Transcribe all the entries word for word, omitting any pictures they contain.

→ **Records supplied**:
╭──
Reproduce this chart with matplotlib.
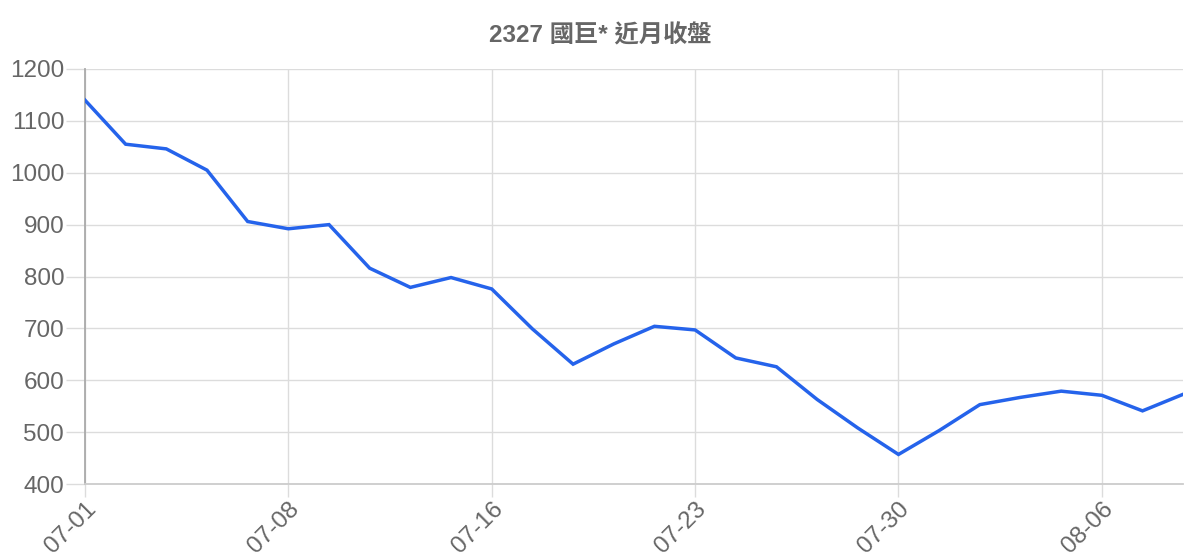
#!/usr/bin/env python3

import matplotlib

matplotlib.use("Agg")
import matplotlib.pyplot as plt

dates = [
    "07-01", "07-02", "07-03", "07-04", "07-05", "07-08", "07-09", "07-10",
    "07-11", "07-12", "07-16", "07-17", "07-18", "07-19", "07-22", "07-23",
    "07-24", "07-25", "07-26", "07-29", "07-30", "07-31", "08-01", "08-02",
    "08-05", "08-06", "08-07", "08-08",
]
closes = [
    1140, 1055, 1046, 1005, 906, 892, 900, 816,
    779, 798, 776, 699, 631, 670, 704, 697,
    643, 626, 563, 508, 457, 503, 553, 567,
    579, 571, 541, 573,
]
title = "2327 國巨* 近月收盤"
yticks = [400, 500, 600, 700, 800, 900, 1000, 1100, 1200]

GREY = "#666666"
GRID = "#dcdcdc"

plt.rcParams["font.family"] = ["Liberation Sans", "Noto Sans CJK TC", "DejaVu Sans"]

fig = plt.figure(figsize=(12, 5.6), dpi=100)
ax = fig.add_axes([0.0708, 0.1357, 0.9152, 0.7411])

x = list(range(len(dates)))
ax.plot(x, closes, color="#2563eb", lw=2.5, solid_joinstyle="miter", zorder=3)

ax.set_xlim(0, len(dates) - 1)
ax.set_ylim(400, 1200)
ax.set_yticks(yticks)
xt = list(range(0, len(dates), 5))
ax.set_xticks(xt)
ax.set_xticklabels([dates[i] for i in xt], rotation=45, ha="right",
                   rotation_mode="anchor")

ax.grid(True, color=GRID, lw=1.0)
ax.set_axisbelow(True)
for side in ["top", "right"]:
    ax.spines[side].set_visible(False)
ax.spines["left"].set_color("#aaaaaa")
ax.spines["left"].set_linewidth(1.3)
ax.spines["bottom"].set_color("#cccccc")
ax.spines["bottom"].set_linewidth(1.3)

ax.tick_params(axis="y", length=14, color=GRID, width=1.0, labelsize=17.5,
               labelcolor=GREY, pad=1)
ax.tick_params(axis="x", length=9, color=GRID, width=1.0, labelsize=17.5,
               labelcolor=GREY, pad=1)

fig.suptitle(title, x=0.5, y=0.957, fontsize=17.5, fontweight="bold", color=GREY)

fig.savefig("out.png", dpi=100)
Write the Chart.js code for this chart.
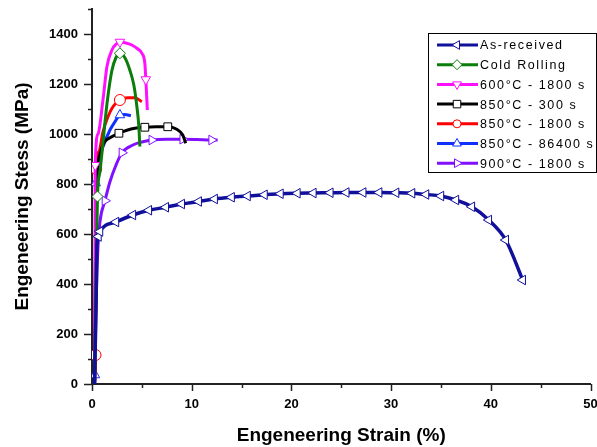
╰──
→ **Exercise response**:
Reproduce this chart with matplotlib.
#!/usr/bin/env python3

import matplotlib

matplotlib.use("Agg")
import matplotlib.pyplot as plt

dates = [
    "07-01", "07-02", "07-03", "07-04", "07-05", "07-08", "07-09", "07-10",
    "07-11", "07-12", "07-16", "07-17", "07-18", "07-19", "07-22", "07-23",
    "07-24", "07-25", "07-26", "07-29", "07-30", "07-31", "08-01", "08-02",
    "08-05", "08-06", "08-07", "08-08",
]
closes = [
    1140, 1055, 1046, 1005, 906, 892, 900, 816,
    779, 798, 776, 699, 631, 670, 704, 697,
    643, 626, 563, 508, 457, 503, 553, 567,
    579, 571, 541, 573,
]
title = "2327 國巨* 近月收盤"
yticks = [400, 500, 600, 700, 800, 900, 1000, 1100, 1200]

GREY = "#666666"
GRID = "#dcdcdc"

plt.rcParams["font.family"] = ["Liberation Sans", "Noto Sans CJK TC", "DejaVu Sans"]

fig = plt.figure(figsize=(12, 5.6), dpi=100)
ax = fig.add_axes([0.0708, 0.1357, 0.9152, 0.7411])

x = list(range(len(dates)))
ax.plot(x, closes, color="#2563eb", lw=2.5, solid_joinstyle="miter", zorder=3)

ax.set_xlim(0, len(dates) - 1)
ax.set_ylim(400, 1200)
ax.set_yticks(yticks)
xt = list(range(0, len(dates), 5))
ax.set_xticks(xt)
ax.set_xticklabels([dates[i] for i in xt], rotation=45, ha="right",
                   rotation_mode="anchor")

ax.grid(True, color=GRID, lw=1.0)
ax.set_axisbelow(True)
for side in ["top", "right"]:
    ax.spines[side].set_visible(False)
ax.spines["left"].set_color("#aaaaaa")
ax.spines["left"].set_linewidth(1.3)
ax.spines["bottom"].set_color("#cccccc")
ax.spines["bottom"].set_linewidth(1.3)

ax.tick_params(axis="y", length=14, color=GRID, width=1.0, labelsize=17.5,
               labelcolor=GREY, pad=1)
ax.tick_params(axis="x", length=9, color=GRID, width=1.0, labelsize=17.5,
               labelcolor=GREY, pad=1)

fig.suptitle(title, x=0.5, y=0.957, fontsize=17.5, fontweight="bold", color=GREY)

fig.savefig("out.png", dpi=100)
Write the Chart.js code for this chart.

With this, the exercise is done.